Photogenesis: Patrick Manning at Foto Forum
Not too long ago, Patrick Manning started to think about the nature of a photograph now that it’s not wedded to a particular medium. “I mean,” said the artist and University of New Mexico associate professor of photography, “it could be a traditional photograph, it could be ink on paper, or it could be on your phone. At the same time, I’d been working on a long-term project, thinking about nonhuman vision and that you can use computers to generate photographs without any human intervention.”
Manning, whose work is featured in a solo exhibition at Foto Forum Santa Fe, was explaining the genesis of his series I’m a Terrible Machine. It was a recent Friday morning and he spoke by phone while riding a chair lift up a mountain at Angel Fire Resort to go mountain biking.
“Where the initial idea for that came from was I created this program that kind of just made static, just random colors, and then I used computer vision to try to see if it ever saw faces in the colors. When it saw faces, I’d look closely, and if I could kind of see faces, I’d set them aside to choose one for me to paint. There’s never really a photograph involved, but the ideas are still centered around ideas of photographic vision in the digital age.”
Manning explores computer “seeing” along with ideas about recognizing and thinking. “In photography, you’re always pointing at something, in a sense, like, ‘Hey, look at that!’ So, is there a way to make something that could almost be understood to be photographic work and not be a photograph? I like to set up weird problems for myself.”

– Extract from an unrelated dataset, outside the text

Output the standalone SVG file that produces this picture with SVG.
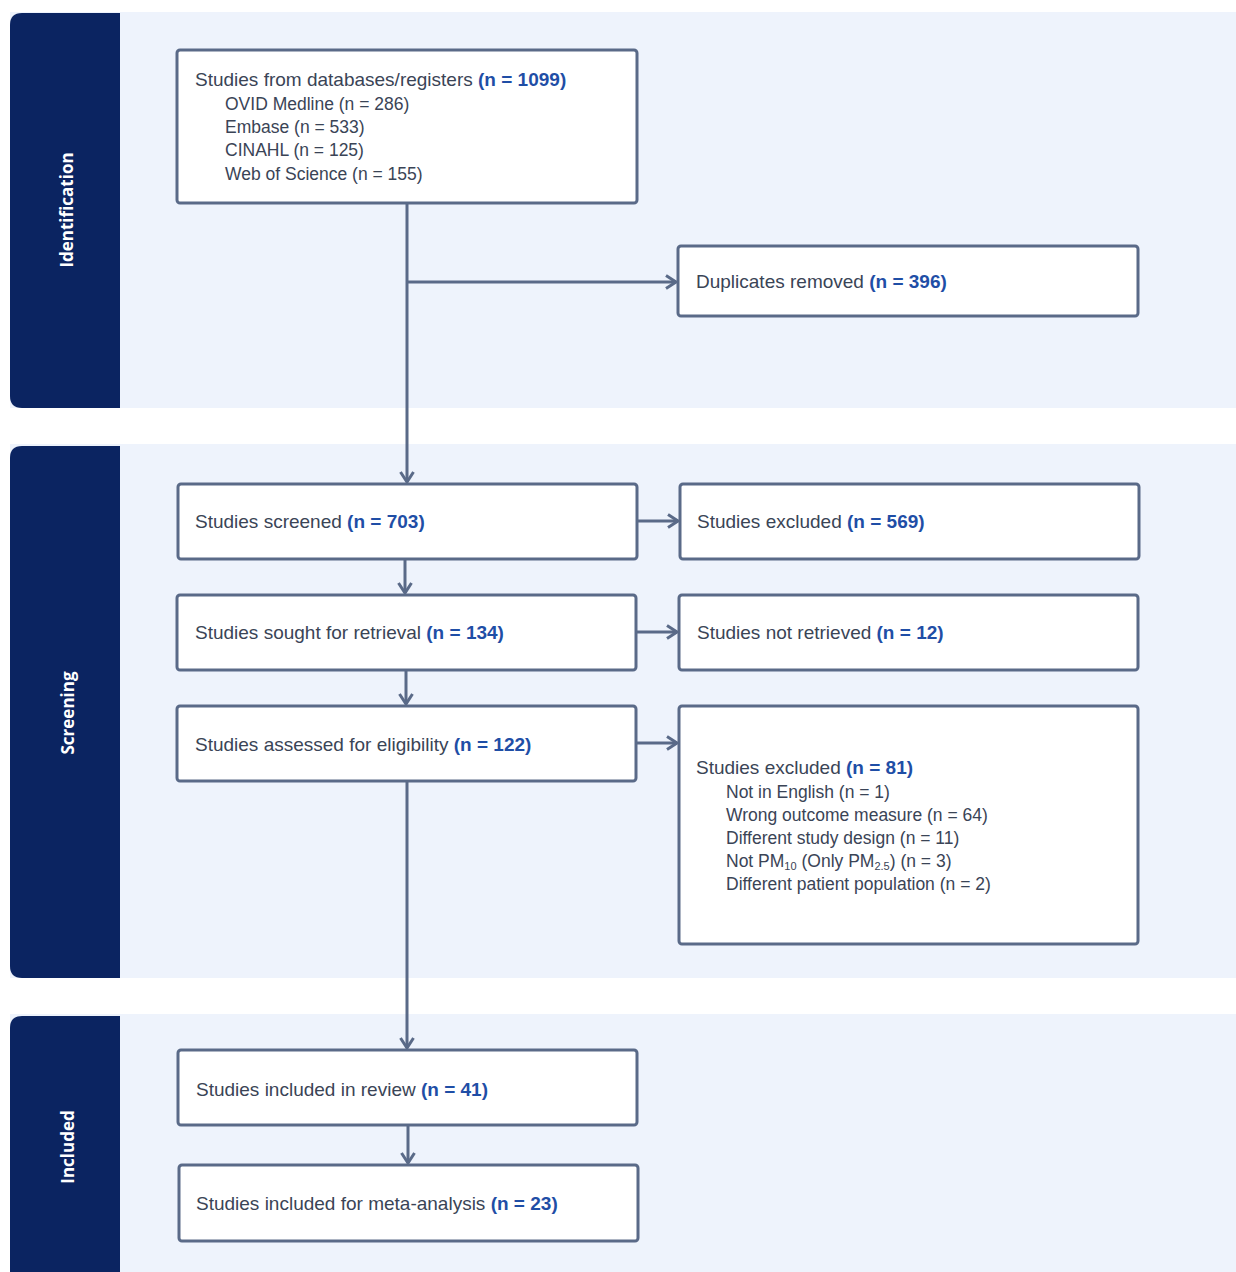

The show, which runs through July 31 at Foto Forum Santa Fe, 1714 Paseo de Peralta (fotoforumsantafe.com, 505-470-2582) features works from nearly a dozen series by Manning. Among them are Automatic Writing (photographs of contrails), Delta (photographs of erosion sites in the Mississippi River Delta), and Soluble Fish Ladder (video of salmon swimming through a lock).
Manning talks about his work at the gallery at 2 p.m. Saturday, July 13.